We have been here before.  During the 1980s, there was a Latin American debt crisis.  Several Latin American nations were insolvent - but it took a decade or so before the Brady Plan began to seriously address the solvency issue that was obvious from the start. In the 1980s and 1990s several African countries were mired in debt levels similar to those of Greece today.  They were forced to “structurally adjust”.  Many were, unsurprisingly, unenthusiastic about such reforms – but they did so to enable the debts to be rolled over, again and again, until finally the HIPC initiative and the Gleneagles Agreement in 2005 recognised reality and gave significant debt relief.

We know from history that generous debt relief now would save the Greeks from a decade of misery... and we know from history that it isn’t going to happen. That is a true Greek tragedy.


JamesG said...

Couldn't agree more - look forward to sharing these views when I am over there in September. The UK media coverage entirely fails to grasp this dimension instead focusing solely on the potential impact on the Euro and our own economy.

Carlos Fortin said...

I fully agree with Neil that the Greek government “ran extravagant policies for far too long and fiddled (legally) the numbers to make things seem better than they were.” Just two bits of context in this connection:
-the policies included extravagant military expenditure.
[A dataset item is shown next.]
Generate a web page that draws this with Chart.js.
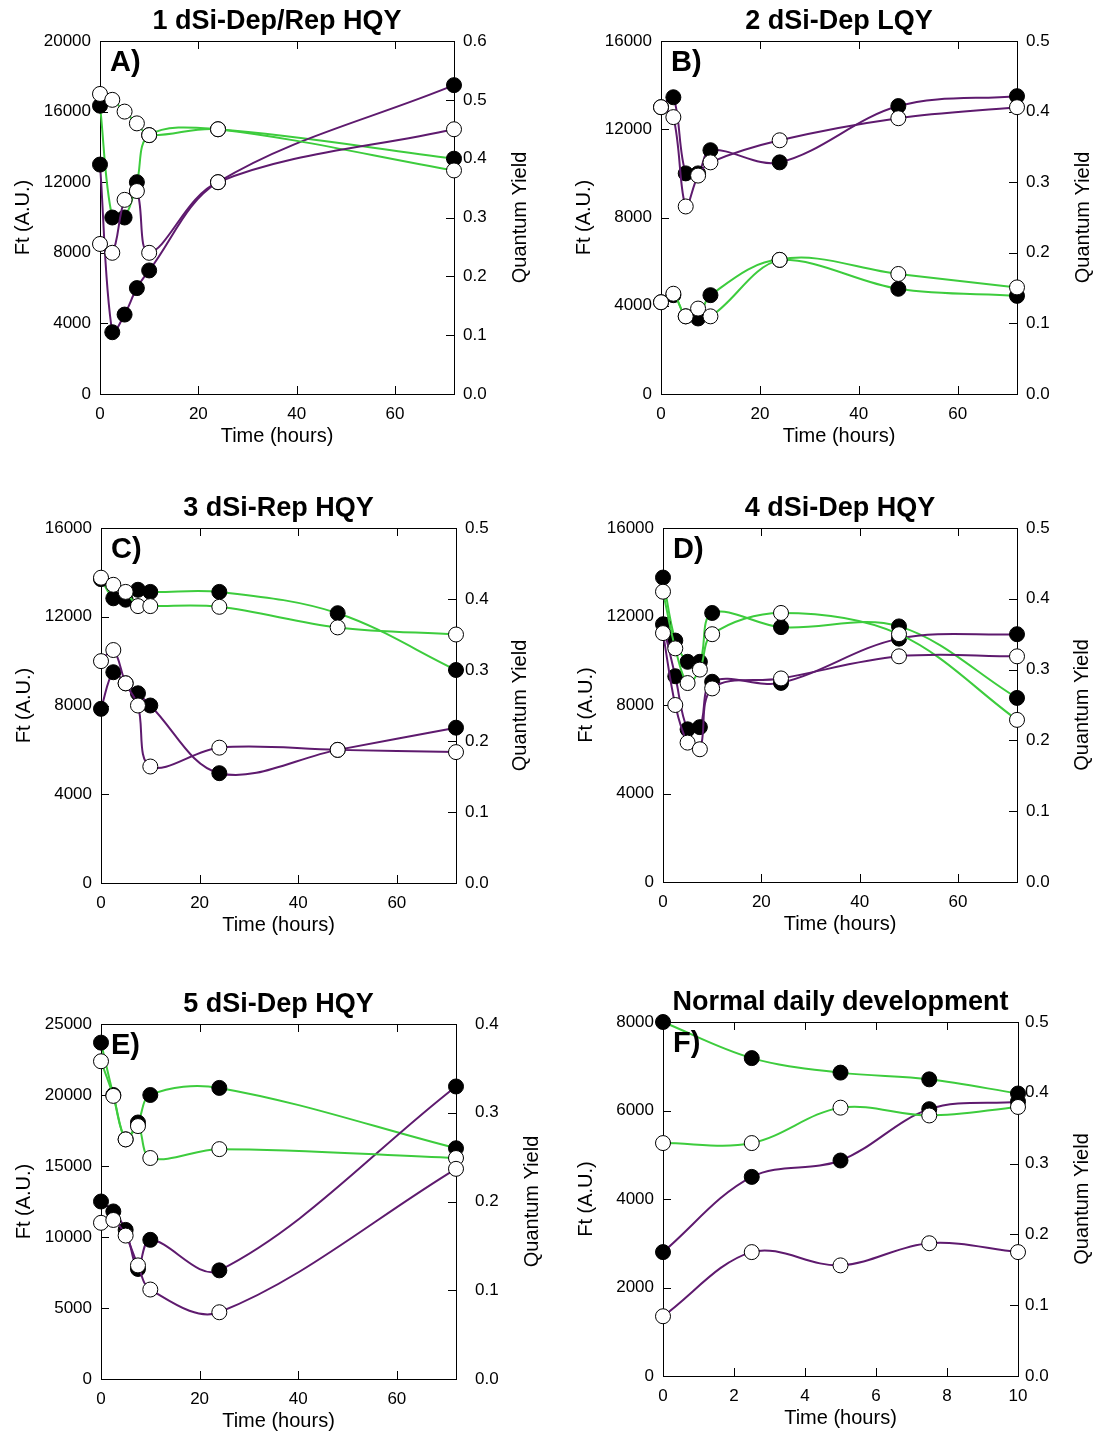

In the 1990s the figures were fiddled vis-à-vis the EU, but an audit ran by Eurostat for the period 1997-2003 showed real expenditure exceeded the reported figure by some 8.4 billion euros (compare with the total fiscal deficit for 2010 of about 23 billion euros). Clearly tackling military expenditure must be a major component of any adjustment effort.
- the legal fiddling was encouraged and carried out by international banks, notably Goldman Sachs, and involved using complex derivative instruments to channel resources to the Greek government that would not appear as loans in the fiscal accounts and therefore affect its standing in the UE. The current government stopped that practice, described by the New York Times as akin to “taking out a second mortgage to pay credit card debt”.